La fiebre del tulipán
En el momento en que Cornelius comenzó a entregarse a los tulipanes, arrojó en ellos sus rentas del año y los florines de su padre.
Alejandro Dumas, «El tulipán negro».
Quizá no haya habido en la historia una burbuja financiera comparable a la «fiebre del tulipán» holandesa de los años 1634 a 1637, un período en el que se pagaron verdaderas fortunas por el capricho de poseer alguna exótica variedad de estos turbantes vegetales. Y los llamo así porque la palabra tulipán es una adaptación de la voz turca tülbent, que significa eso mismo: turbante. De Estambul vinieron los primeros ejemplares de esta flor que se vieron en Europa; un embajador de la corte imperial de los Habsburgo los remitió a Viena y desde allí su cultivo se fue difundiendo por otros países del continente. Pero fue en Holanda donde la moda del tulipán se convirtió en una suerte de locura colectiva. El origen de las pasiones que despertó el tulipán reside en un aspecto concreto de su morfología: la facilidad con la que de forma casi espontánea genera variedades nuevas de impensados colores, matices y jaspeados; como si Dios mismo se entretuviese en pasear por los campos de tulipanes con una paleta y un pincel en las manos.

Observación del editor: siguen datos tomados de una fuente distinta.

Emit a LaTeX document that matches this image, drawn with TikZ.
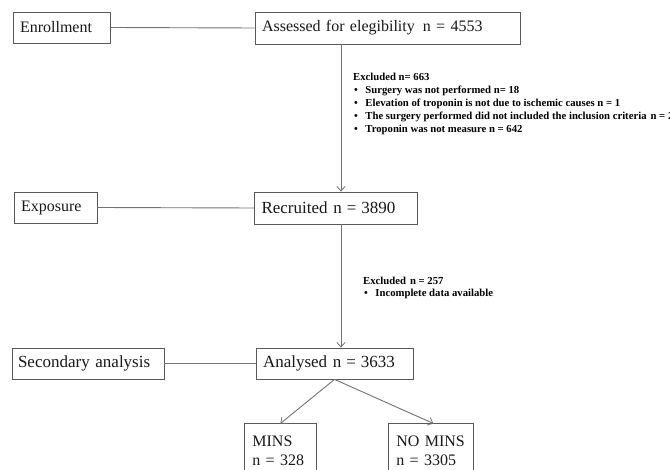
\documentclass[tikz,border=0pt]{standalone}
\usepackage{fontspec}
\setmainfont{Liberation Serif}
\usepackage{tikz}
\usetikzlibrary{positioning,arrows.meta}

\begin{document}
\begin{tikzpicture}[x=1pt,y=-1pt,
    box/.style={draw=black!65,line width=0.8pt,inner xsep=7pt,inner ysep=0pt,
        align=left,font=\fontsize{16}{19}\selectfont,text=black!90},
    big/.style={font=\fontsize{17}{20}\selectfont},
    link/.style={draw=black!55,line width=0.9pt},
    arr/.style={link,-{Straight Barb[length=4.5pt,width=8pt,line width=0.8pt]}},
    note/.style={inner sep=0pt,align=left,anchor=north west,
        font=\bfseries\fontsize{10.7}{13}\selectfont}
    ]
    \useasboundingbox (0,0) rectangle (670,470);
    \fill[white] (0,0) rectangle (670,470);

    % left column
    \node[box,text width=83pt,minimum height=31pt] (enroll) at (61.5,27.5) {Enrollment};
    \node[box,text width=69pt,minimum height=31pt] (expo) at (55.5,207.5) {Exposure};
    \node[box,big,text width=140pt,minimum height=31pt,inner xsep=6pt] (second) at (88,363.5) {Secondary analysis};

    % main column
    \node[box,text width=251pt,minimum height=32pt] (assess) at (387.5,28) {Assessed for elegibility\hspace{8pt}n = 4553};
    \node[box,big,text width=149pt,minimum height=32pt] (recruit) at (336,208) {Recruited n\hspace{5pt}=\hspace{5pt}3890};
    \node[box,big,text width=143pt,minimum height=31pt] (analys) at (334.5,363.5) {Analysed n\hspace{5pt}=\hspace{5pt}3633};
    \coordinate (spine) at (341,0);

    % outcome boxes (cut by the page)
    \node[box,text width=56pt,anchor=north west,inner xsep=8pt] (mins) at (244,423.5)
        {\begin{tabular}{@{}l@{}}\rule{0pt}{22.5pt}MINS\\ \rule[-20pt]{0pt}{17.3pt}n = 328\end{tabular}};
    \node[box,text width=69pt,anchor=north west,inner xsep=8pt] (nomins) at (388,423.5)
        {\begin{tabular}{@{}l@{}}\rule{0pt}{22.5pt}NO MINS\\ \rule[-20pt]{0pt}{17.3pt}n = 3305\end{tabular}};

    % exclusions
    \node[note] (excl1) at (353,72.5) {Excluded n= 663\\
        \hspace*{1pt}\textbullet\hspace{7.5pt}Surgery was not performed n= 18\\
        \hspace*{1pt}\textbullet\hspace{7.5pt}Elevation of troponin is not due to ischemic causes n = 1\\
        \hspace*{1pt}\textbullet\hspace{7.5pt}The surgery performed did not included the inclusion criteria\hspace{4pt}n = 2\\
        \hspace*{1pt}\textbullet\hspace{7.5pt}Troponin was not measure n = 642};
    \node[note,font=\bfseries\fontsize{10.7}{11.5}\selectfont] (excl2) at (363,277) {Excluded\hspace{4pt}n = 257\\
        \hspace*{1pt}\textbullet\hspace{7.5pt}Incomplete data available};

    % connectors
    \draw[link] (enroll.east) -- (assess.west);
    \draw[link] (expo.east) -- (recruit.west);
    \draw[link] (second.east) -- (analys.west);
    \draw[arr] (assess.south -| spine) -- (recruit.north -| spine);
    \draw[arr] (recruit.south -| spine) -- (analys.north -| spine);
    \draw[arr] (analys.south) -- (mins.north);
    \draw[arr] (analys.south) -- ([xshift=2.5pt]nomins.north);
\end{tikzpicture}
\end{document}
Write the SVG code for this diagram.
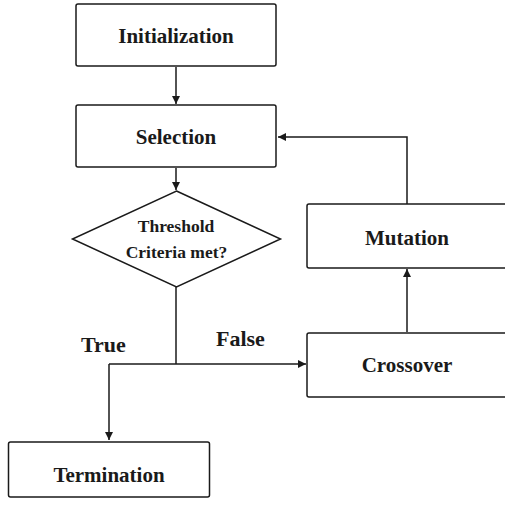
<svg xmlns="http://www.w3.org/2000/svg" width="505" height="507" viewBox="0 0 505 507">
<defs>
<marker id="arr" viewBox="0 0 10 10" refX="10" refY="5" markerWidth="8" markerHeight="8" markerUnits="userSpaceOnUse" orient="auto">
<path d="M0,0 L10,5 L0,10 Z" fill="#1a1a1a"/>
</marker>
</defs>
<style>
.box{fill:#fff;stroke:#1a1a1a;stroke-width:1.5}
.t{font-family:"Liberation Serif","Times New Roman",serif;font-weight:bold;font-size:21px;fill:#1a1a1a;text-anchor:middle}
.s{font-size:17.5px}
.lbl{font-size:22px;text-anchor:start}
.c{fill:none;stroke:#1a1a1a;stroke-width:1.5}
</style>
<rect width="505" height="507" fill="#fff"/>
<g id="connectors">
<path class="c" d="M176,67 V104" marker-end="url(#arr)"/>
<path class="c" d="M176,168 V190" marker-end="url(#arr)"/>
<path class="c" d="M176,287 V364"/>
<path class="c" d="M109,364 H306" marker-end="url(#arr)"/>
<path class="c" d="M109,364 V440" marker-end="url(#arr)"/>
<path class="c" d="M407,332 V269" marker-end="url(#arr)"/>
<path class="c" d="M407,204 V137 H278" marker-end="url(#arr)"/>
</g>
<g id="initialization">
<rect class="box" x="76" y="4" width="200" height="62" rx="2"/>
<text class="t" x="176" y="43">Initialization</text>
</g>
<g id="selection">
<rect class="box" x="76" y="105" width="200" height="62" rx="2"/>
<text class="t" x="176" y="144">Selection</text>
</g>
<g id="threshold">
<polygon class="box" points="176.5,191 280.5,239 176.5,287 72.5,239"/>
<text class="t s" x="176" y="231.5">Threshold</text>
<text class="t s" x="176.5" y="258">Criteria met?</text>
</g>
<g id="mutation">
<rect class="box" x="307" y="204" width="200" height="64" rx="2"/>
<text class="t" x="407" y="244.5">Mutation</text>
</g>
<g id="crossover">
<rect class="box" x="307" y="333" width="200" height="64" rx="2"/>
<text class="t" x="407" y="372">Crossover</text>
</g>
<g id="termination">
<rect class="box" x="8.5" y="442" width="201" height="55" rx="2"/>
<text class="t" x="109" y="481.5">Termination</text>
</g>
<g id="labels">
<text class="t lbl" x="81" y="351.5">True</text>
<text class="t lbl" x="216" y="346">False</text>
</g>
</svg>
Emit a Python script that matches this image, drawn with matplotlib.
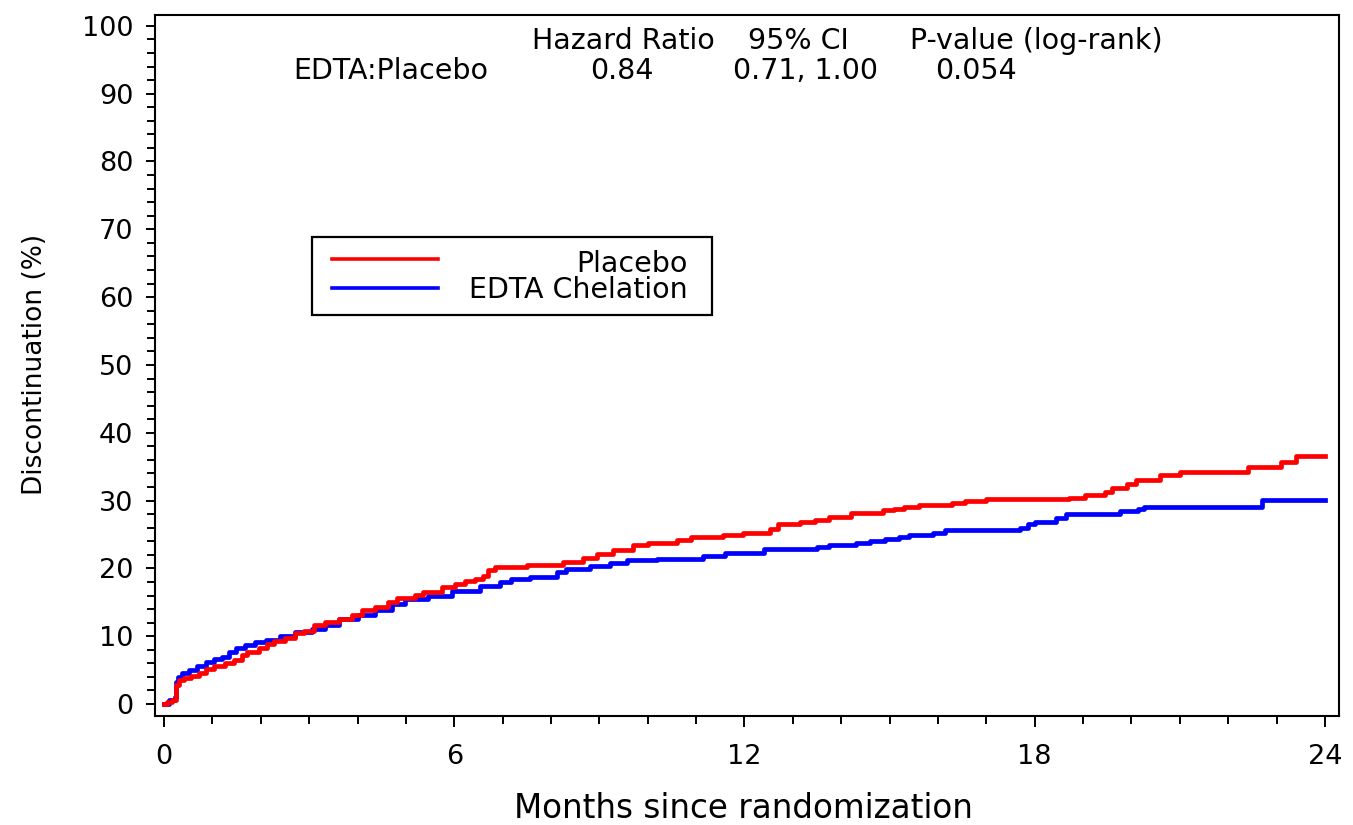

La fiebre comercial del tulipán —el bulbo de algunos especímenes podía alcanzar un precio equivalente o incluso superior al de un inmueble— engendró también una singular moda editorial, los «libros de tulipanes» (tulpenboeken), en los cuales se representaban en acuarela o gouache las variedades más cotizadas. Estos libros servían como referencia en las transacciones mercantiles puesto que la compraventa se llevaba a cabo durante la fase durmiente de la planta, cuando su aspecto no difiere mucho del de una modesta cebolla. Los compradores precisaban, por tanto, de estos catálogos para no pujar a ciegas. Muchos pintores reputados participaron en la confección de estos libros rivalizando en captar la sutil tonalidad de los ejemplares de tulipán más raros, cuyo nombre era también cuidadosamente elegido y registrado en la lámina correspondiente. Y es que las denominaciones con que se iban bautizando las nuevas variedades contribuían a despertar la curiosidad y apetencia de los inversores y, por tanto, a acrecentar su valor. Don José Quer, un botánico español del siglo XVIII, escribía respecto de esta costumbre de los cultivadores de tulipanes holandeses:
[...] a cada nueva variedad imponen un nuevo nombre pomposo, a que es consiguiente su estimación y aumento de precio.
No le faltaba razón a don José Quer. Los nombres eran, en verdad, tan imponentes y fantásticos como la propia carnación de las flores. Así, el rey de los tulipanes, que sobrepasaba con mucho en precio a todos, se denominaba Semper Augustus; a continuación iba el Virrey; otros eran el Almirante Van der Eyck, el Almirante Liejken, el Almirante Van Enkhuijsen, el General Standaert...
¡Nunca hubo una hueste tan fastuosa y colorida como la de los tulipanes holandeses!